First: Jesus is calling Martha back to her own body, her own ministry, and her own heart. He is naming her and validating her and seeing her.
And second: He is not telling Martha to be more like Mary.
He is telling Martha to ‘let Mary be Mary‘.
These two women were pioneers of a sort – the first “apostles of the apostles.” They became well-known matriarchs of the early church and were beloved and respected as such.
But Martha? She gets such a bad rap – yet… her diakonien means
- she is the community organizer who doesn’t sleep because police violence doesn’t sleep.
- she is the church mother taking in and feeding the kids after finding their mother a suitable outfit to wear to an interview and making sure she had a ride and a few copies of her resume.
- she is the pastor taking meals to the home-bound while preaching at house church every Sunday, and making sure someone is there to greet Jesus when he comes to town.
- she is a close enough with Jesus as his disciple to speak freely and plainly to him when she needs answers.
She is tired and overworked. Nevertheless she persisted.
And by medieval times she was known as the Dragon Tamer, which is the legacy she leaves to us.
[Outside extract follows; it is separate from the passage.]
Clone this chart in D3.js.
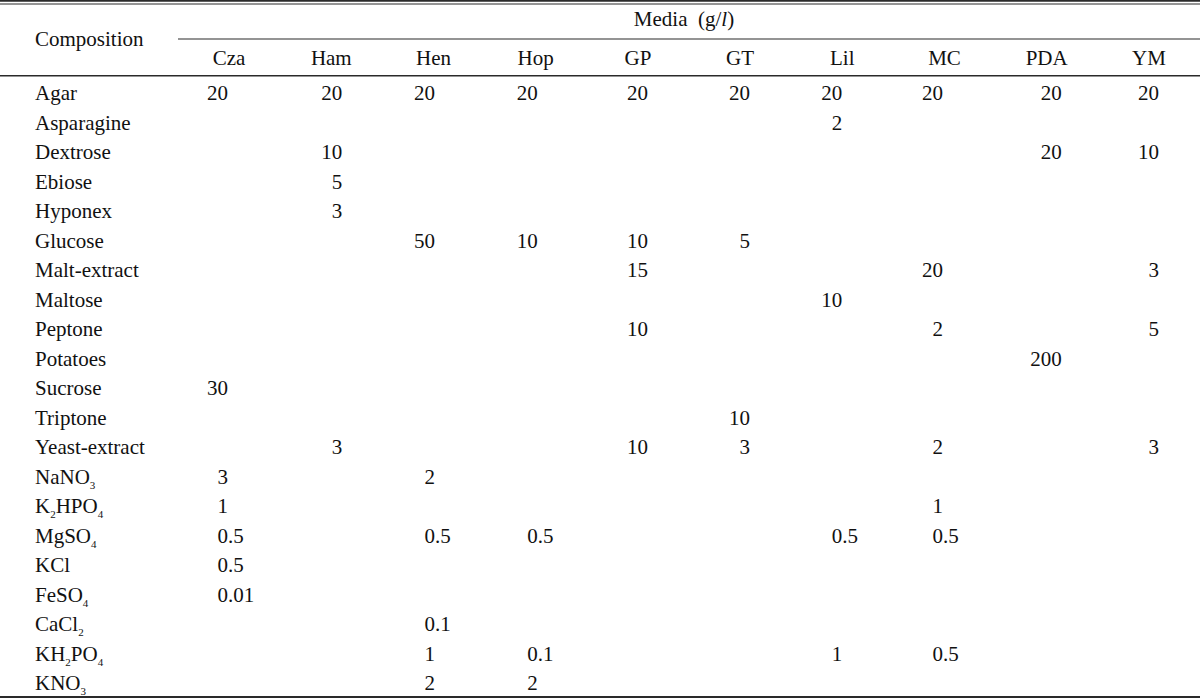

(According to pious tradition, Martha and other disciples were banished from the Holy Land after the resurrection of Jesus. She, her siblings, and other disciples were put in a boat without oars which subsequently landed in Provence. Martha first settled in Avignon then went to the region that is now called Tarascon. Martha was approached by townspeople seeking her aid in combatting a fierce dragon, half beast and half fish, which had plagued the Rhône region between Arles and Avignon. With a cross in her hand, Martha doused the monster with holy water with a sprig of hyssop. Through her efforts, the monster was subdued; Martha bound it with her belt and it was put to death by the onlookers. The place was later known as Tarascon to remember this event. Saint Martha lived the remainder of her life in this place, and her relics are presently venerated in the town church).